Editor's Note: This is part I of a four-part series on Thriving in the Martial Arts. Written by Chris Hershberger, he provides a first-person look at how he went from being a "poor punk kid" from Mansfield to an Olympic Taekwondo All-American coach.
The year 1984 conjures up many diverse thoughts for Gen Xers. It might simply remind us of a powerful, yet profoundly prophetic book. Or, if you’re into electronics, the original Apple Macintosh personal computer was first sold in 1984. If the Mac wasn’t your gadget of choice, you might have been caught strutting down the street with a boombox hoisted on your shoulder. You didn’t care how heavy it was. The “jams” busting out of those gargantuan speakers meant everything to a hip 80’s kid.
Now imagine you’re a poor nine-year-old punk growing up in an increasingly violent environment surrounded by many people who have made it their mission to punch you in the face — just because they can.
Welcome to Rowland Avenue 1984.
Babcock’s Donut Shop — later Dimitri’s, now closed — was conveniently 103 steps from my porch. I knew this because I counted them. I used to joke (half-joking, better yet) with my mom and tell her, “I love Little Debbie mom. Please give me a quarter! She’s 103 steps from my heart.”
One blistering hot August day, about halfway through my 103 steps, I was confronted by a much older teenager. He boldly shouted at me, “Betta give me that dollar!”
A dollar to me was equal to four Nutty Buddies. A glass of whole milk accompanied by those wonderful crisp peanut butter wafers topped by a thin layer of melt-in-your- mouth chocolate, was, for a lack of better phrases — to die for.
Well, I didn’t die, but the black eye and bloody nose would make me rethink the value of my beloved Little Debbie. “Was she worth it?” I thought. Getting “sucker punched” from behind while arguing with a teenager did not bode well for me. The pounding I took from the two bullies was quick and I felt powerless and more importantly, dollar- less.
Just a couple of weeks later I scored a free movie pass from a generous mother hen at church. I was helpful and likable at church. She was always nice to me. I didn’t know at the time that single act of kindness would change my life trajectory.
“The Karate Kid?” I thought to myself.
“Ghostbusters looks good! We should see that,” my friend said. The Kingsgate Cinemas had sticky floors and uncomfortable seats. Nothing compared to the plush recliners we see today. Going to the movies was an oasis of escape for me. I needed to make this count.
After convincing my buddy The Karate Kid was where it’s at, we settled in near the back of the theatre.
“Who is this mystical Mr. Myagi?” I was immediately perplexed. Seeing a complete dork in Daniel LaRusso learn to fight in mere weeks really buttered my toast (I ate a lot of toast with butter and sugar on it as a kid).

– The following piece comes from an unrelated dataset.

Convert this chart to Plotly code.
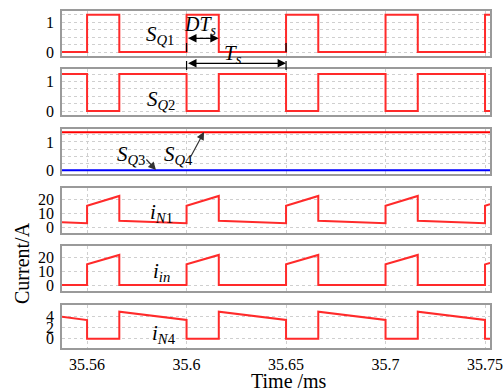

The second I stepped out of that dilapidated theatre I was a crane kicking fool — all over. Two steps, crane kick. In the parking lot... crane kick. I was crane kicking all the way past Kingwood Center. By the time I reached Jolly Pirates Donut Shop, I had thrown at least 500 crane kicks. My hamstrings felt like burning logs.
That day in 1984, I fell in love with martial arts. The seed was firmly planted for what would blossom into a lifelong passion for me and thousands of future students.